▸ **WHAT TO PRODUCE**:
Please print exactly the lines below, from the start of the material up to and including the line with "(txB) at ($(Bend)+(32,17.8)$)", but none of the pictures.

▸ **COLLECTED MATERIAL**:
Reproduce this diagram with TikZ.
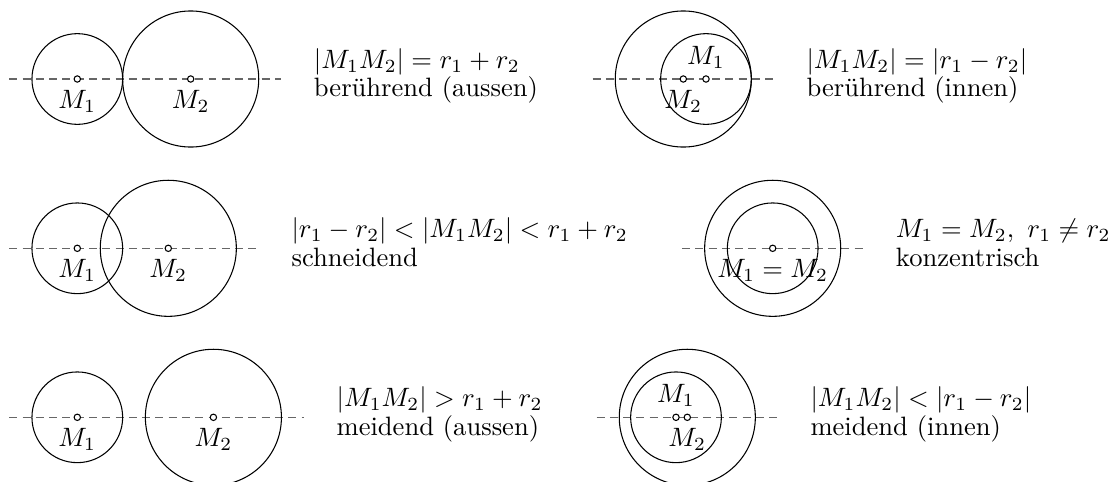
\documentclass[tikz,border=0pt]{standalone}
\usetikzlibrary{calc}
\begin{document}
\begin{tikzpicture}[x=0.0132275cm,y=-0.0132275cm,
  axis/.style={draw=black!60,dash pattern=on 3pt off 2pt,line width=0.6pt},
  circ/.style={draw=black,line width=0.4pt},
  ctr/.style={circle,draw=black,fill=white,inner sep=0pt,minimum size=2.4pt,line width=0.4pt},
  lbl/.style={inner sep=0pt},
  txt/.style={inner sep=0pt,anchor=base west}]
\useasboundingbox (0,0) rectangle (1108,482);

% ---------- row 1, left: touching outside
\coordinate (A1) at (77.3,79);
\coordinate (A2) at (190.7,79);
\draw[axis] ([xshift=-0.9cm]A1) -- ([xshift=1.2cm]A2) coordinate (Aend);
\draw[circ] (A1) circle[radius=0.6cm];
\draw[circ] (A2) circle[radius=0.9cm];
\node[ctr] (a1) at (A1) {};
\node[ctr] (a2) at (A2) {};
\node[lbl] (la1) at ($(A1)+(0,22)$) {$M_1$};
\node[lbl] (la2) at ($(A2)+(0,22)$) {$M_2$};
\node[txt] (eqA) at ($(Aend)+(32,-10.5)$) {$|M_1M_2| = r_1 + r_2$};
\node[txt] (txA) at ($(Aend)+(32,17.8)$) {berührend (aussen)};

% ---------- row 1, right: touching inside
\coordinate (B2) at (683.3,79);
\coordinate (B1) at (706.0,79);
\draw[axis] ([xshift=-1.2cm]B2) -- ([xshift=1.2cm]B2) coordinate (Bend);
\draw[circ] (B2) circle[radius=0.9cm];
\draw[circ] (B1) circle[radius=0.6cm];
\node[ctr] (b2) at (B2) {};
\node[ctr] (b1) at (B1) {};
\node[lbl] (lb1) at ($(B1)+(0,-22)$) {$M_1$};
\node[lbl] (lb2) at ($(B2)+(0,22)$) {$M_2$};
\node[txt] (eqB) at ($(Bend)+(32,-10.5)$) {$|M_1M_2| = |r_1 - r_2|$};
\node[txt] (txB) at ($(Bend)+(32,17.8)$) {berührend (innen)};

% ---------- row 2, left: intersecting
\coordinate (C1) at (77.3,248.3);
\coordinate (C2) at (168.3,248.3);
\draw[axis] ([xshift=-0.9cm]C1) -- ([xshift=1.2cm]C2) coordinate (Cend);
\draw[circ] (C1) circle[radius=0.6cm];
\draw[circ] (C2) circle[radius=0.9cm];
\node[ctr] (c1) at (C1) {};
\node[ctr] (c2) at (C2) {};
\node[lbl] (lc1) at ($(C1)+(0,22)$) {$M_1$};
\node[lbl] (lc2) at ($(C2)+(0,22)$) {$M_2$};
\node[txt] (eqC) at ($(Cend)+(32,-10.5)$) {$|r_1 - r_2| < |M_1M_2| < r_1 + r_2$};
\node[txt] (txC) at ($(Cend)+(32,17.8)$) {schneidend};

% ---------- row 2, right: concentric
\coordinate (D) at (772.7,248.3);
\draw[axis] ([xshift=-1.2cm]D) -- ([xshift=1.2cm]D) coordinate (Dend);
\draw[circ] (D) circle[radius=0.9cm];
\draw[circ] (D) circle[radius=0.6cm];
\node[ctr] (d) at (D) {};
\node[lbl] (ld) at ($(D)+(0,22)$) {$M_1 = M_2$};
\node[txt] (eqD) at ($(Dend)+(32,-10.5)$) {$M_1 = M_2,\ r_1 \neq r_2$};
\node[txt] (txD) at ($(Dend)+(32,17.8)$) {konzentrisch};

% ---------- row 3, left: separate outside
\coordinate (E1) at (77.3,417.3);
\coordinate (E2) at (213.4,417.3);
\draw[axis] ([xshift=-0.9cm]E1) -- ([xshift=1.2cm]E2) coordinate (Eend);
\draw[circ] (E1) circle[radius=0.6cm];
\draw[circ] (E2) circle[radius=0.9cm];
\node[ctr] (e1) at (E1) {};
\node[ctr] (e2) at (E2) {};
\node[lbl] (le1) at ($(E1)+(0,22)$) {$M_1$};
\node[lbl] (le2) at ($(E2)+(0,22)$) {$M_2$};
\node[txt] (eqE) at ($(Eend)+(32,-10.5)$) {$|M_1M_2| > r_1 + r_2$};
\node[txt] (txE) at ($(Eend)+(32,17.8)$) {meidend (aussen)};

% ---------- row 3, right: separate inside
\coordinate (F2) at (687.3,417.3);
\coordinate (F1) at (676.0,417.3);
\draw[axis] ([xshift=-1.2cm]F2) -- ([xshift=1.2cm]F2) coordinate (Fend);
\draw[circ] (F2) circle[radius=0.9cm];
\draw[circ] (F1) circle[radius=0.6cm];
\node[ctr] (f1) at (F1) {};
\node[ctr] (f2) at (F2) {};
\node[lbl] (lf1) at ($(F1)+(0,-22)$) {$M_1$};
\node[lbl] (lf2) at ($(F2)+(0,22)$) {$M_2$};
\node[txt] (eqF) at ($(Fend)+(32,-10.5)$) {$|M_1M_2| < |r_1 - r_2|$};
\node[txt] (txF) at ($(Fend)+(32,17.8)$) {meidend (innen)};
\end{tikzpicture}
\end{document}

▸ **SOLUTION FOR THIS TASK**:
Reproduce this diagram with TikZ.
\documentclass[tikz,border=0pt]{standalone}
\usetikzlibrary{calc}
\begin{document}
\begin{tikzpicture}[x=0.0132275cm,y=-0.0132275cm,
  axis/.style={draw=black!60,dash pattern=on 3pt off 2pt,line width=0.6pt},
  circ/.style={draw=black,line width=0.4pt},
  ctr/.style={circle,draw=black,fill=white,inner sep=0pt,minimum size=2.4pt,line width=0.4pt},
  lbl/.style={inner sep=0pt},
  txt/.style={inner sep=0pt,anchor=base west}]
\useasboundingbox (0,0) rectangle (1108,482);

% ---------- row 1, left: touching outside
\coordinate (A1) at (77.3,79);
\coordinate (A2) at (190.7,79);
\draw[axis] ([xshift=-0.9cm]A1) -- ([xshift=1.2cm]A2) coordinate (Aend);
\draw[circ] (A1) circle[radius=0.6cm];
\draw[circ] (A2) circle[radius=0.9cm];
\node[ctr] (a1) at (A1) {};
\node[ctr] (a2) at (A2) {};
\node[lbl] (la1) at ($(A1)+(0,22)$) {$M_1$};
\node[lbl] (la2) at ($(A2)+(0,22)$) {$M_2$};
\node[txt] (eqA) at ($(Aend)+(32,-10.5)$) {$|M_1M_2| = r_1 + r_2$};
\node[txt] (txA) at ($(Aend)+(32,17.8)$) {berührend (aussen)};

% ---------- row 1, right: touching inside
\coordinate (B2) at (683.3,79);
\coordinate (B1) at (706.0,79);
\draw[axis] ([xshift=-1.2cm]B2) -- ([xshift=1.2cm]B2) coordinate (Bend);
\draw[circ] (B2) circle[radius=0.9cm];
\draw[circ] (B1) circle[radius=0.6cm];
\node[ctr] (b2) at (B2) {};
\node[ctr] (b1) at (B1) {};
\node[lbl] (lb1) at ($(B1)+(0,-22)$) {$M_1$};
\node[lbl] (lb2) at ($(B2)+(0,22)$) {$M_2$};
\node[txt] (eqB) at ($(Bend)+(32,-10.5)$) {$|M_1M_2| = |r_1 - r_2|$};
\node[txt] (txB) at ($(Bend)+(32,17.8)$) {berührend (innen)};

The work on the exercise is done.